The US Air Force has fired nine nuclear commanders and will discipline dozens of junior officers at a nuclear missile base after an exam cheating scandal.
A 10th commander, the senior officer at the base, resigned and will retire from the Air Force.
Air Force officials called the discipline unprecedented in the history of its Intercontinental Ballistic Missile (ICBM) force.
The moves come after a series of security and other problems in the force were revealed last year, including a failed safety and security inspection at Malmstrom Air Force Base, Montana, where the cheating occurred.
Colonel Robert Stanley, who commanded the 341st Missile Wing at Malmstrom, wrote a resignation letter in which he said the reputation of the ICBM mission was now "tarnished because of the extraordinarily selfish actions of officers entrusted with the most powerful weapon system ever devised by man".
Stanley, seen as a rising star in the Air Force, had been nominated for promotion to brigadier general days before the cheating scandal came to light in January.
Instead he is retiring, convinced, as he wrote in his farewell letter, that "we let down the American people on my watch".
Separately, another of the Air Force's nuclear missile units - the 90th Missile Wing at F.E. Warren Air Force Base, Wyoming - said it had fired the officer overseeing its missile squadrons. It said Colonel Donald Holloway, the operations group commander, was sacked "because of a loss of confidence in his ability to lead".
The 90th Missile Wing offered no further explanation for Holloway's removal and said it "has nothing to do" with the firings announced by the Air Force in Washington. Together, the moves reflect turmoil in a force that remains central to American defence strategy, but in some ways has been neglected. The force of 450 Minuteman 3 missiles is primed to unleash nuclear devastation on a moment's notice, capable of obliterating people and places halfway around the globe.

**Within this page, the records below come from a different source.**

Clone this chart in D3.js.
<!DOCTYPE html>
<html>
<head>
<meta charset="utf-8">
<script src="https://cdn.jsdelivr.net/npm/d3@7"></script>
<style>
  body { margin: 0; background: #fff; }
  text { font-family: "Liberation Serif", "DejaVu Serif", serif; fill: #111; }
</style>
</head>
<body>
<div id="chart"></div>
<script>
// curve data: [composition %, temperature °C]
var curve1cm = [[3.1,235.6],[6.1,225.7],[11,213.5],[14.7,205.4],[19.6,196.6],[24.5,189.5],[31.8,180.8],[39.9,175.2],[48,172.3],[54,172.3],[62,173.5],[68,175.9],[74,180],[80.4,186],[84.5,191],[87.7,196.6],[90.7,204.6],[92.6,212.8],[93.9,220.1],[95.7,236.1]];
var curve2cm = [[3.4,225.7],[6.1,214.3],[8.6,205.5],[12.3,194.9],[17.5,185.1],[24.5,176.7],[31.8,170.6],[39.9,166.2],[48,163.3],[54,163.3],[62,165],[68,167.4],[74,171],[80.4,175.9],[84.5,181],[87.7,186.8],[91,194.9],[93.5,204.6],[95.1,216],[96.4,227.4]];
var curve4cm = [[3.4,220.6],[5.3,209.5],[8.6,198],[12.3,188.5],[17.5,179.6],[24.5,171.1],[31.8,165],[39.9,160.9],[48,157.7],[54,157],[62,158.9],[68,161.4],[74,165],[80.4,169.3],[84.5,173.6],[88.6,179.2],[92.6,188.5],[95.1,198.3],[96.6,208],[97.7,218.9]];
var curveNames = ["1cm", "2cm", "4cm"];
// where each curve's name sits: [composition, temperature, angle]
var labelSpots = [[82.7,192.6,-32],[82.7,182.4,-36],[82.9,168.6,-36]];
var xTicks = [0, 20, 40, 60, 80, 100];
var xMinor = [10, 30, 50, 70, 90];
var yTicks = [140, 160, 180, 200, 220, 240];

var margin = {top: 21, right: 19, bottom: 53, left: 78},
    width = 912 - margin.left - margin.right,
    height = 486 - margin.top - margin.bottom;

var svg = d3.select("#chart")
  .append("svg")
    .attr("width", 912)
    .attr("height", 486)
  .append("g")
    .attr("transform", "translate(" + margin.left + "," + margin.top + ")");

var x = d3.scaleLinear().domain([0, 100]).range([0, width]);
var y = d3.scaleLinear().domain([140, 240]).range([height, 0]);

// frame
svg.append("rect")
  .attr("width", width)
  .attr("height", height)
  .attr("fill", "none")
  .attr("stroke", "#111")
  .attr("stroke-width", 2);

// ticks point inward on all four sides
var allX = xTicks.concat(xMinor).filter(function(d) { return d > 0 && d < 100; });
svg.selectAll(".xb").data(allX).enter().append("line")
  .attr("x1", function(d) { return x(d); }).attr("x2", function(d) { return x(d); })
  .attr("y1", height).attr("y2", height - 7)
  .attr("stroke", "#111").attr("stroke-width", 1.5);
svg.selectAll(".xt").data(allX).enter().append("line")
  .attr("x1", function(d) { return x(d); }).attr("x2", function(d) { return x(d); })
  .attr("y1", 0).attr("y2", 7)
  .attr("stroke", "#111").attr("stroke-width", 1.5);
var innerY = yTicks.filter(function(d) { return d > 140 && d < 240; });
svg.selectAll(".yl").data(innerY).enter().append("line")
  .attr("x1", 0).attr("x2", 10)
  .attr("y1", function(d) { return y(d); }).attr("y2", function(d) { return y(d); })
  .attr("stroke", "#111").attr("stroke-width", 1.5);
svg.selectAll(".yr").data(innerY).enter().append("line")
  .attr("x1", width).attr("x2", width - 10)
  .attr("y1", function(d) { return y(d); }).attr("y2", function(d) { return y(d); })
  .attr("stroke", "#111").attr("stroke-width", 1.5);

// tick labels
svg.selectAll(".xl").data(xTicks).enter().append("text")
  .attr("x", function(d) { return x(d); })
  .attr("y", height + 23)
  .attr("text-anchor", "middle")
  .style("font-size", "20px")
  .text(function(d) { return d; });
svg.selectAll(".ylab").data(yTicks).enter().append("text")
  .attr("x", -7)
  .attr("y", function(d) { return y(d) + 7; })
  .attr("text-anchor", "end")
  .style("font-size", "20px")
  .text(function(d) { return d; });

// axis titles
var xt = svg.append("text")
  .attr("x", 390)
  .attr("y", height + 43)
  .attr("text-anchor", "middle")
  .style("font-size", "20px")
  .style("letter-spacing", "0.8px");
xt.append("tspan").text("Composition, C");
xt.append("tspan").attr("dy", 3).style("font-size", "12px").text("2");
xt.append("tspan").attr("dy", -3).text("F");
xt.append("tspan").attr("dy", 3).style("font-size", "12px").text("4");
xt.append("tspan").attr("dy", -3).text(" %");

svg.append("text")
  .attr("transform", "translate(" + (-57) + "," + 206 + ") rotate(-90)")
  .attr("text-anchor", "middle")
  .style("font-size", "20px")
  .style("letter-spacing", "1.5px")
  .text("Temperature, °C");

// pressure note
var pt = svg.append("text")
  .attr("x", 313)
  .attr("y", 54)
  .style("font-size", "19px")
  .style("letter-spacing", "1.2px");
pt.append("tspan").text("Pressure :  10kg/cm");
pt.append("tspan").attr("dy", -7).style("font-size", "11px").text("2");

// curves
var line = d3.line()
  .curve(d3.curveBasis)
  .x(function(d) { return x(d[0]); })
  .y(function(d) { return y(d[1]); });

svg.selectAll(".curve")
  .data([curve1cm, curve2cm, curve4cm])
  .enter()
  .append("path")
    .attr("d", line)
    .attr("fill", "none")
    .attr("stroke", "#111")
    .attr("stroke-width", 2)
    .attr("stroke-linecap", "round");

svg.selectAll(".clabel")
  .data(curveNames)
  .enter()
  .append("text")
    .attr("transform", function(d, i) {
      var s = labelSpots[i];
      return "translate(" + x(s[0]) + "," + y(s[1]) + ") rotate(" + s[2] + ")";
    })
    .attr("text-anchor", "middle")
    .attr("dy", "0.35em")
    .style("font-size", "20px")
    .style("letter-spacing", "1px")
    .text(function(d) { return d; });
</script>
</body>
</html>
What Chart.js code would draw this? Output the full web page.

Air Force Secretary Deborah Lee James, the service's top civilian official, said a thorough review of how testing and training are conducted in the ICBM force has produced numerous avenues for improvements.
The cheating involved unauthorised passing of answers to exams designed to test missile launch officers' proficiency in handling "emergency war orders", which are messages involving the targeting and launching of missiles.
Nine key commanders below Stanley were fired, including the commanders of the 341st Wing's three missile squadrons, each of which is responsible for 50 Minuteman 3 nuclear missiles.
Members of all three missile squadrons were implicated in the cheating, either by providing or receiving test answers or knowing about the cheating and not reporting it.